Scientific classification
- Kingdom: Animalia
- Phylum: Chordata
- Class: Reptilia
- Order: Testudines
- Suborder: Cryptodira
- Family: Emydidae
- Genus: Emys
- Species: E. trinacris
- Binomial name: Emys trinacris Fritz, Fattizzo, Guicking, Tripepi, Pennisi, Lenk, Joger & Wink, 2005

= Sicilian pond turtle =

- Genus: Emys
- Species: trinacris
- Authority: Fritz, Fattizzo, Guicking, Tripepi, Pennisi, Lenk, Joger & Wink, 2005
- Conservation status: DD

Species of turtle

The Sicilian pond turtle (Emys trinacris) is a species of turtle in the family Emydidae. The species is endemic to Sicily.

==Etymology==
The specific name, trinacris, is from the Greek word Trinacria, meaning "three-pointed", the earliest known name for the island of Sicily.

==Description==
E. trinacris is a small turtle. Its maximum straight carapace length is 14.5 cm.
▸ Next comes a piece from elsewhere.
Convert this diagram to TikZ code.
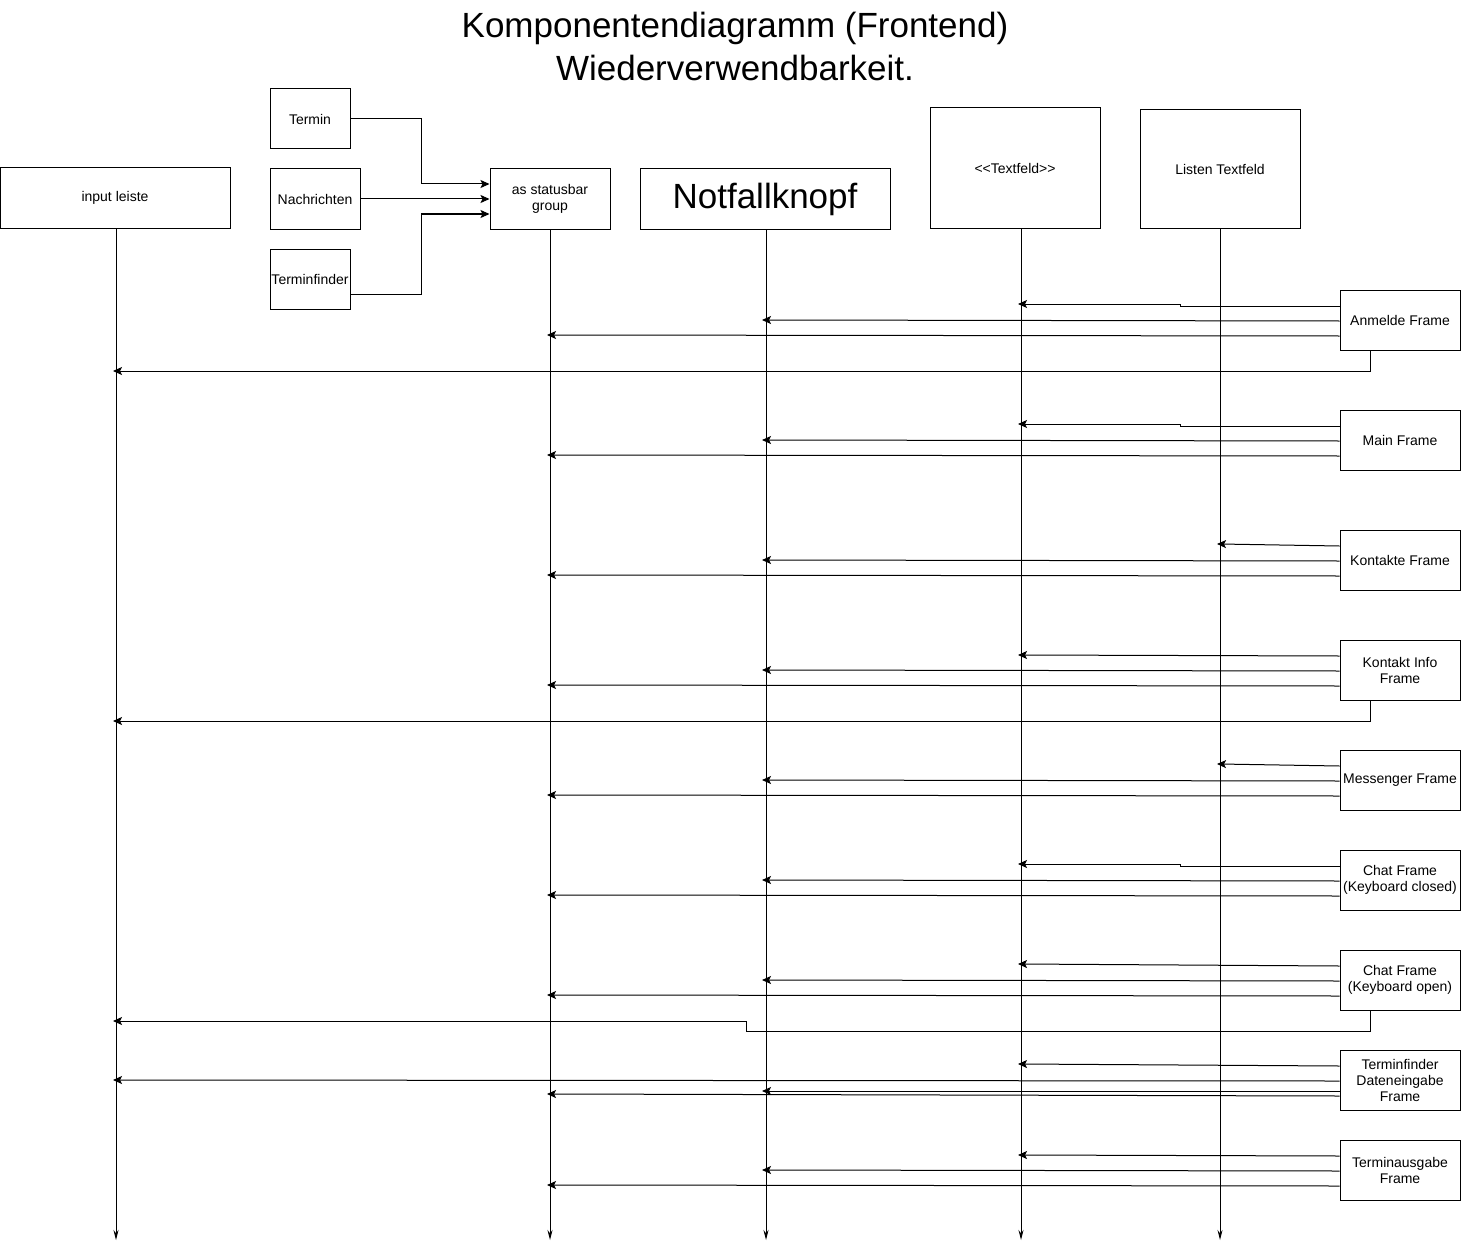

The features of the turtle can vary depending on its location. This is because of a disruption in the gene flow caused by human activities like industrialization. Since there are obstacles in the way like roads and buildings, migrating to different groups is more difficult for the turtles. E. trinacris differs from E. orbicularis by its distinct mitochondrial DNA.

==Habitat==
The preferred habitat of E. trinacris is freshwater in ponds, lakes, rivers, and swamps.